L'éco de Marc Tempelman

Le risque climatique n’en serait pas un - L'éco de Marc Tempelman

Le risque climatique n’en serait pas un - L'éco de Marc Tempelman

Nous accueillons Marc Tempelman, le cofondateur de l’application d’épargne gratuite Cashbee. Nous discutons toutes les semaines de finance. Bonjour Marc, de quoi allons-nous parler aujourd’hui ?

La semaine dernière, un certain Stuart Kirk, le patron mondial de l’investissement socialement responsable (ISR) de la banque HSBC a délivré une présentation très remarquée à une conférence sur le réchauffement climatique. L’intitulé de son discours était tout simplement “Pourquoi les investisseurs·euses n’ont pas à s’inquiéter du risque climatique”. Une position à contre-courant et qui en a choqué plus d’un·e.

C’est étonnant en effet. Comment a-t-il défendu sa position ? J’imagine que Kirk n’est pas un simple climato-sceptique.

Vous avez raison. Stuart Kirk est un ancien journaliste du Financial Times et diplômé de l’université de Cambridge. Il reconnaît volontiers que la terre est en train de chauffer et le climat en train de changer.

Il soutient simplement que les investisseurs·euses peuvent ignorer ce risque. En avançant notamment quatre arguments.

Premièrement, l’histoire montre que l’humain exagère toujours les risques associés aux changements. L’invention de la machine à vapeur allait détruire le tissu social, le krach de 1929 signalait la fin du monde, et plus récemment, en 1999 nous étions persuadé·es que les systèmes informatiques allaient tous s’arrêter lors du passage à l’an 2000. Il n’en a jamais rien été, pourquoi l’effet du réchauffement climatique serait-il différent ?

Deuxièmement, et dans le prolongement du premier argument, l’humain possède une étonnante capacité d’adaptation. Qui devrait, selon Kirk, lui permettre de s’adapter au réchauffement climatique. Il choisit un exemple parlant pour appuyer son discours. Selon les expert·es, le réchauffement climatique est en train de faire monter le niveau des océans. Qui pourrait donc mettre une ville comme Miami à 6 mètres sous le niveau de la mer. La conclusion pour Kirk : “et alors ?”. Cela fait plus d’un siècle qu’Amsterdam est sous le niveau de la mer et il s’agit d’une ville charmante où il fait bon vivre.
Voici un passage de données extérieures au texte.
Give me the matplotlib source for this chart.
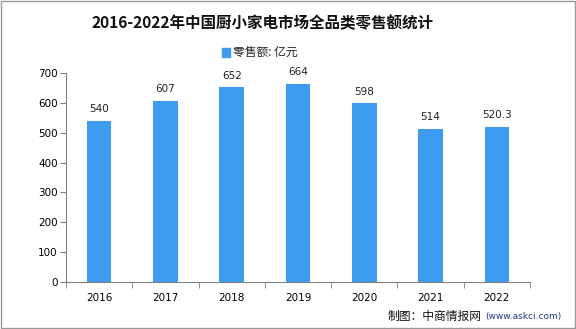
import matplotlib.pyplot as plt
from matplotlib.patches import Rectangle

plt.rcParams['font.family'] = ['Noto Sans CJK SC', 'DejaVu Sans']

years = ["2016", "2017", "2018", "2019", "2020", "2021", "2022"]
sales = [540, 607, 652, 664, 598, 514, 520.3]
labels = ["540", "607", "652", "664", "598", "514", "520.3"]

bar_color = "#3d9bf0"
axis_color = "#808080"

fig = plt.figure(figsize=(5.76, 3.29), dpi=100)
fig.patches.append(Rectangle((0.001, 0.002), 0.997, 0.995, transform=fig.transFigure,
                             fill=False, edgecolor="#999999", linewidth=1.0))

ax = fig.add_axes([0.1146, 0.143, 0.8056, 0.635])
x = range(len(years))
ax.bar(x, sales, width=0.37, color=bar_color)
for i, v in enumerate(sales):
    ax.text(i, v + 22, labels[i], ha="center", va="bottom", fontsize=7.5,
            family="DejaVu Sans", color="#222222")

ax.set_xlim(-0.5, len(years) - 0.5)
ax.set_ylim(0, 700)
ax.set_yticks(range(0, 701, 100))
ax.set_xticks(list(x))
ax.set_xticklabels(years)
ax.set_xticks([i + 0.5 for i in range(-1, len(years))], minor=True)
ax.tick_params(axis="x", which="major", length=0, pad=8)
ax.tick_params(axis="x", which="minor", length=4, color=axis_color)
ax.tick_params(axis="y", length=4, color=axis_color, pad=2)
for lab in ax.get_xticklabels() + ax.get_yticklabels():
    lab.set_fontsize(7.5)
    lab.set_family("DejaVu Sans")
for s in ["top", "right"]:
    ax.spines[s].set_visible(False)
for s in ["left", "bottom"]:
    ax.spines[s].set_color(axis_color)

fig.text(0.455, 0.93, "2016-2022年中国厨小家电市场全品类零售额统计", ha="center", va="center",
         fontsize=11.2, fontweight="bold", color="#111111")
fig.patches.append(Rectangle((0.3855, 0.826), 0.014, 0.028, transform=fig.transFigure,
                             color=bar_color))
fig.text(0.404, 0.840, "零售额: 亿元", ha="left", va="center", fontsize=8.5, color="#222222")

fig.text(0.672, 0.038, "制图：中商情报网", ha="left", va="center", fontsize=8.5, color="#111111")
fig.text(0.842, 0.038, "(www.askci.com)", ha="left", va="center", fontsize=6.5,
         family="DejaVu Sans", color="#1f3a8a")

fig.savefig("out.png", dpi=100)
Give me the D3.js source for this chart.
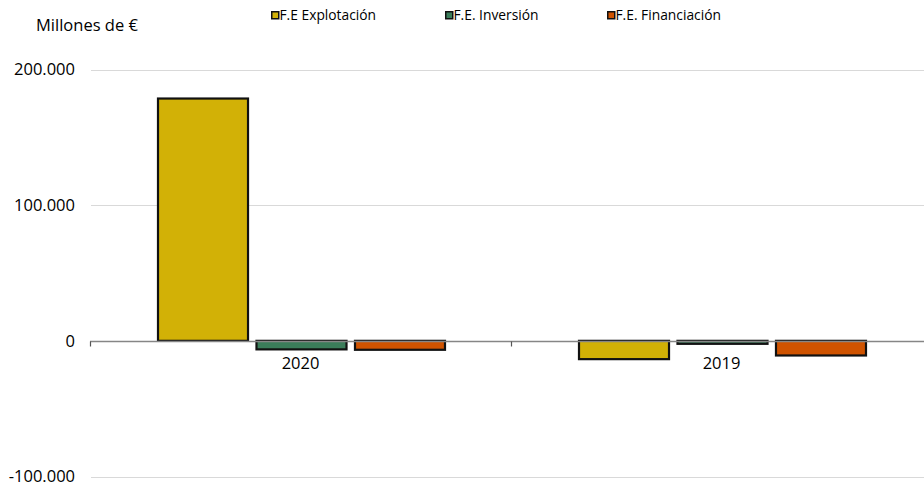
<!DOCTYPE html>
<html>
<head>
<meta charset="utf-8">
<script src="https://cdn.jsdelivr.net/npm/d3@7"></script>
<style>
  html, body { margin: 0; padding: 0; background: #fff; }
  svg { display: block; font-family: "Open Sans", "Noto Sans", sans-serif; }
</style>
</head>
<body>
<svg id="chart" width="924" height="488"></svg>
<script>
const categories = ["2020", "2019"];
const seriesNames = ["F.E Explotación", "F.E. Inversión", "F.E. Financiación"];
const explotacion = [178600, -13500];
const inversion = [-6300, -2200];
const financiacion = [-6600, -10800];
const colors = ["#D2B106", "#3B7D5A", "#CF5300"];
const yTicks = [-100000, 0, 100000, 200000];
const tickLabels = ["-100.000", "0", "100.000", "200.000"];
const unitLabel = "Millones de €";

const seriesValues = [explotacion, inversion, financiacion];

const svg = d3.select("#chart");
const W = 924, H = 488;
const left = 90;

const y = d3.scaleLinear().domain([-100000, 200000]).range([476.5, 69.5]);
const x0 = d3.scaleBand().domain(categories).range([left, 932]).padding(0);
const x1 = d3.scaleBand().domain(seriesNames)
  .range([68, 355]).paddingInner(0.086).paddingOuter(0);

// gridlines
svg.append("g").selectAll("line")
  .data(yTicks.filter(t => t !== 0))
  .join("line")
  .attr("x1", left + 1).attr("x2", W)
  .attr("y1", d => Math.round(y(d)) + 0.5).attr("y2", d => Math.round(y(d)) + 0.5)
  .attr("stroke", "#d9d9d9").attr("stroke-width", 1.2);

// y tick labels
svg.append("g").selectAll("text")
  .data(yTicks)
  .join("text")
  .attr("x", 75).attr("y", d => y(d))
  .attr("dy", "0.35em")
  .attr("text-anchor", "end")
  .attr("font-size", 16.5)
  .attr("fill", "#000")
  .text((d, i) => tickLabels[i]);

// unit label
svg.append("text")
  .attr("x", 36).attr("y", 25).attr("dy", "0.35em")
  .attr("font-size", 16.5).attr("fill", "#000")
  .text(unitLabel);

// bars
const groups = svg.append("g").selectAll("g")
  .data(categories)
  .join("g")
  .attr("transform", d => `translate(${x0(d)},0)`);

groups.selectAll("rect")
  .data((c, ci) => seriesNames.map((s, si) => ({ s, si, v: seriesValues[si][ci] })))
  .join("rect")
  .attr("x", d => x1(d.s))
  .attr("width", x1.bandwidth())
  .attr("y", d => y(Math.max(0, d.v)))
  .attr("height", d => Math.abs(y(d.v) - y(0)))
  .attr("fill", d => colors[d.si])
  .attr("stroke", "#111")
  .attr("stroke-width", 2.2);

// zero axis
const zy = Math.round(y(0)) + 0.5;
svg.append("line")
  .attr("x1", left).attr("x2", W)
  .attr("y1", zy).attr("y2", zy)
  .attr("stroke", "#868686").attr("stroke-width", 1.5);
svg.append("g").selectAll("line")
  .data([left, x0.step() + left])
  .join("line")
  .attr("x1", d => d + 0.5).attr("x2", d => d + 0.5)
  .attr("y1", zy).attr("y2", zy + 5)
  .attr("stroke", "#555").attr("stroke-width", 1.2);

// category labels
svg.append("g").selectAll("text")
  .data(categories)
  .join("text")
  .attr("x", d => x0(d) + x0.bandwidth() / 2)
  .attr("y", 363).attr("dy", "0.35em")
  .attr("text-anchor", "middle")
  .attr("font-size", 16.5)
  .attr("fill", "#000")
  .text(d => d);

// legend
const legendX = [271, 445, 607];
const legend = svg.append("g").selectAll("g")
  .data(seriesNames)
  .join("g")
  .attr("transform", (d, i) => `translate(${legendX[i]},11)`);
legend.append("rect")
  .attr("x", 0.75).attr("y", 0.75).attr("width", 7).attr("height", 7)
  .attr("fill", (d, i) => colors[i])
  .attr("stroke", "#111").attr("stroke-width", 1.5);
legend.append("text")
  .attr("x", 8.5).attr("y", 4.5).attr("dy", "0.35em")
  .attr("font-size", 13.8).attr("fill", "#000")
  .text(d => d);
</script>
</body>
</html>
Étonnant en effet, mais pas complètement illogique. Comment finit-il sa démonstration ?

Il renforce son argumentaire par deux autres points. Premièrement, il souligne comment, selon lui, les banques centrales manipulent les données. Elles injecteraient des hypothèses délibérément irréalistes, afin d’arriver à des conclusions alarmistes sur l’impact que pourrait avoir le réchauffement de la planète.

Enfin, il rappelle que la bourse s’est appréciée de 6% par an en moyenne sur une durée très longue, qui comprend deux guerres mondiales, une crise du pétrole, une crise financière majeure et une pandémie mondiale. Il ne voit pas pourquoi les choses seraient différentes aujourd’hui.

Quelles ont été les réactions à cette prise de position plutôt originale ?

Son discours a provoqué un tollé sur les réseaux sociaux. Stuart Kirk a été rapidement lâché par ses patrons à HSBC, qui se sont empressés de le suspendre de ses fonctions et de préciser que sa présentation ne reflétait pas la position officielle de la banque. Précisons quand même que sa hiérarchie avait vu et validé ses slides en amont.

Mais dans le secteur de la gestion d’actifs, plusieurs voix se sont élevées pour au moins saluer la volonté de Stuart Kirk d’ouvrir le débat sur un sujet clivant et qui déclenche rapidement les passions.

Pour conclure, qu’en pensez-vous ?

Je pense que la prise de position de Stuart Kirk est utile, dans le sens où elle force le débat sur le manque d’homogénéité dans les mesures de l’impact du réchauffement climatique. Kirk dénonce aussi à juste titre la montée du greenwashing, où de plus en plus de sociétés et de dirigeants s’affichent comme étant engagés dans la lutte contre le réchauffement de la planète, sans réellement changer leurs activités industrielles.

Mais il est probablement allé trop loin en soutenant que le réchauffement climatique n’allait pas avoir d’impact majeur d’un point de vue purement financier. D’abord parce qu’il me paraît trop dangereux de miser sur la capacité d’adaptation des humains sur un sujet aussi radicalement impactant. Mais aussi parce qu’il me semble que ce sujet dépasse très largement la sphère purement financière. Et dès qu’on prend en compte des critères sociaux, il n’y a plus vraiment à se poser la question de savoir s'il faut combattre le réchauffement climatique ou pas. Mais plutôt se demander ce que nous pourrions faire de plus.